Researchers at UCLA successfully created an artificial thymus capable of killing "disease-causing intruders" responsible for the growth of cancerous tumors. Scientists at the Eli and Edythe Broad Center of Regenerative Medicine and Stem Cell Research said the stem-cell research breakthrough could one day pave the way toward creating a cure for cancer.
Unlike ordinary thymuses – an organ producing virus-fighting T cells – in human bodies, the researchers said their artificial organ could withstand the test of time and continue creating healthy cells long into a patient’s lifespan. Dr. Gay M. Crooks, co-director of the research center and co-author of the study, said the artificial thymus could eventually be engineered to target and attack cancerous cells.
"We know that the key to creating a consistent and safe supply of cancer-fighting T cells would be to control the process in a way that deactivates all T cell receptors in the transplanted cells, except for the cancer-fighting receptors," Crooks said in a statement.
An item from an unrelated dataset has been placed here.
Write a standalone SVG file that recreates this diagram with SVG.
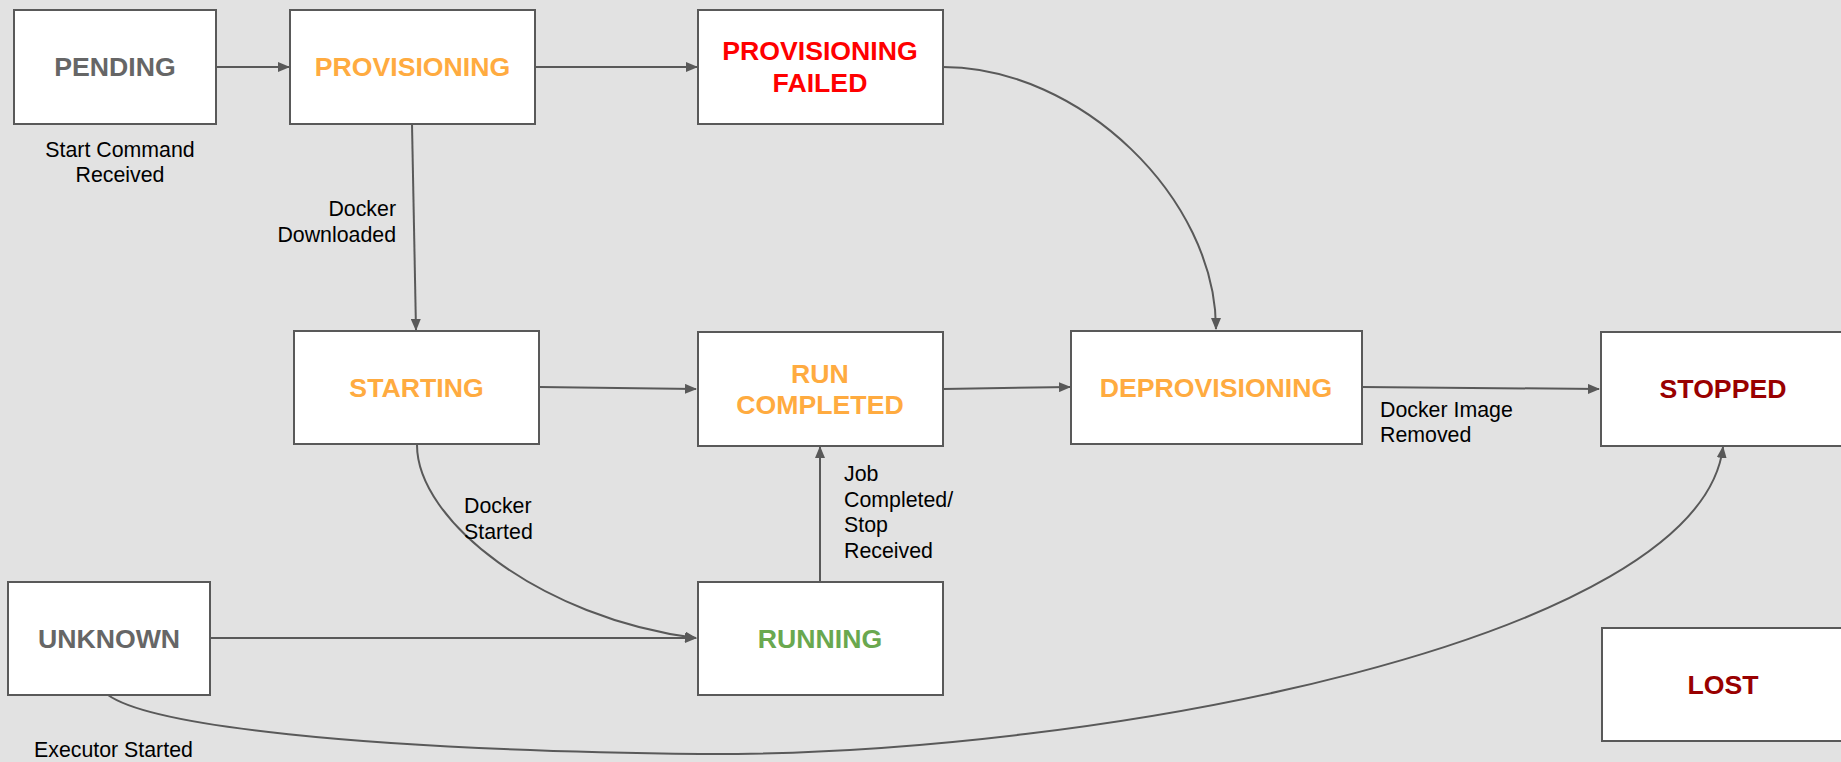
<svg xmlns="http://www.w3.org/2000/svg" width="1841" height="762" viewBox="0 0 1841 762">
  <style>
    .box { fill: #ffffff; stroke: #595959; stroke-width: 2; }
    .state { font-family: "Liberation Sans", Arial, sans-serif; font-weight: bold; font-size: 26.67px; text-anchor: middle; }
    .grey { fill: #666666; }
    .orange { fill: #ffab40; }
    .red { fill: #ff0000; }
    .dark { fill: #990000; }
    .green { fill: #6aa84f; }
    .label { font-family: "Liberation Sans", Arial, sans-serif; font-size: 21.33px; fill: #000000; }
    .edge { fill: none; stroke: #595959; stroke-width: 2; marker-end: url(#arrow); }
  </style>
  <defs>
    <marker id="arrow" viewBox="0 0 12 10" refX="11" refY="5" markerWidth="12" markerHeight="10" markerUnits="userSpaceOnUse" orient="auto">
      <path d="M0,0 L12,5 L0,10 Z" fill="#595959"/>
    </marker>
  </defs>

  <rect width="1841" height="762" fill="#e2e2e2"/>

  <!-- transitions -->
  <g id="connectors">
    <path class="edge" d="M216,67 L289,67"/>
    <path class="edge" d="M535,67 L697,67"/>
    <path class="edge" d="M412,124 L416,330"/>
    <path class="edge" d="M943,67 C1080,67 1216,198 1216,329"/>
    <path class="edge" d="M539,387 L696,389"/>
    <path class="edge" d="M943,389 L1070,387"/>
    <path class="edge" d="M1362,387 L1599,389"/>
    <path class="edge" d="M820,581 L820,447"/>
    <path class="edge" d="M417,445 C417,520 540,618 696,638"/>
    <path class="edge" d="M210,638 L696,638"/>
    <path class="edge" d="M108,695 C150,725 350,750 700,754 C1100,756 1700,640 1723,447"/>

    <text class="label" x="120" y="157" text-anchor="middle">Start Command</text>
    <text class="label" x="120" y="182" text-anchor="middle">Received</text>
    <text class="label" x="396" y="216" text-anchor="end">Docker</text>
    <text class="label" x="396" y="242" text-anchor="end">Downloaded</text>
    <text class="label" x="464" y="513">Docker</text>
    <text class="label" x="464" y="539">Started</text>
    <text class="label" x="844" y="481">Job</text>
    <text class="label" x="844" y="507">Completed/</text>
    <text class="label" x="844" y="532">Stop</text>
    <text class="label" x="844" y="558">Received</text>
    <text class="label" x="1380" y="417">Docker Image</text>
    <text class="label" x="1380" y="442">Removed</text>
    <text class="label" x="34" y="757">Executor Started</text>
  </g>

  <!-- states -->
  <g id="pending">
    <rect class="box" x="14" y="10" width="202" height="114"/>
    <text class="state grey" x="115" y="76">PENDING</text>
  </g>
  <g id="provisioning">
    <rect class="box" x="290" y="10" width="245" height="114"/>
    <text class="state orange" x="412.5" y="76">PROVISIONING</text>
  </g>
  <g id="provisioning-failed">
    <rect class="box" x="698" y="10" width="245" height="114"/>
    <text class="state red" x="820" y="60">PROVISIONING</text>
    <text class="state red" x="820" y="92">FAILED</text>
  </g>
  <g id="starting">
    <rect class="box" x="294" y="331" width="245" height="113"/>
    <text class="state orange" x="416.5" y="397">STARTING</text>
  </g>
  <g id="run-completed">
    <rect class="box" x="698" y="332" width="245" height="114"/>
    <text class="state orange" x="820" y="383">RUN</text>
    <text class="state orange" x="820" y="414">COMPLETED</text>
  </g>
  <g id="deprovisioning">
    <rect class="box" x="1071" y="331" width="291" height="113"/>
    <text class="state orange" x="1216" y="397">DEPROVISIONING</text>
  </g>
  <g id="stopped">
    <rect class="box" x="1601" y="332" width="244" height="114"/>
    <text class="state dark" x="1723" y="398">STOPPED</text>
  </g>
  <g id="unknown">
    <rect class="box" x="8" y="582" width="202" height="113"/>
    <text class="state grey" x="109" y="648">UNKNOWN</text>
  </g>
  <g id="running">
    <rect class="box" x="698" y="582" width="245" height="113"/>
    <text class="state green" x="820" y="648">RUNNING</text>
  </g>
  <g id="lost">
    <rect class="box" x="1602" y="628" width="244" height="113"/>
    <text class="state dark" x="1723" y="694">LOST</text>
  </g>
</svg>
Her team’s preclinical study was published Monday in the journal Nature Methods.
The artificial organ uses blood stem cells to create "artificial thymic organoids," capable of producing specialized T cells that can detect a large scope of viruses yet operate similar to normal, naturally created human cells.
The researchers were astounded to discover the simple addition of a cancer-fighting gene in the thymus’ organoids spurred the duplication and ongoing production of T cell receptors capable of destroying cancerous cells. Those specified cells had the rest of their T cell receptors shut down during the experiment, allowing them to focus on cancer cells with tunnel vision.
The next step for the UCLA researchers is to begin conducting additional studies experimenting with pluripotent stem cells, designed specifically to eliminate cancerous cells in patients suffering from terminal cancer diagnoses.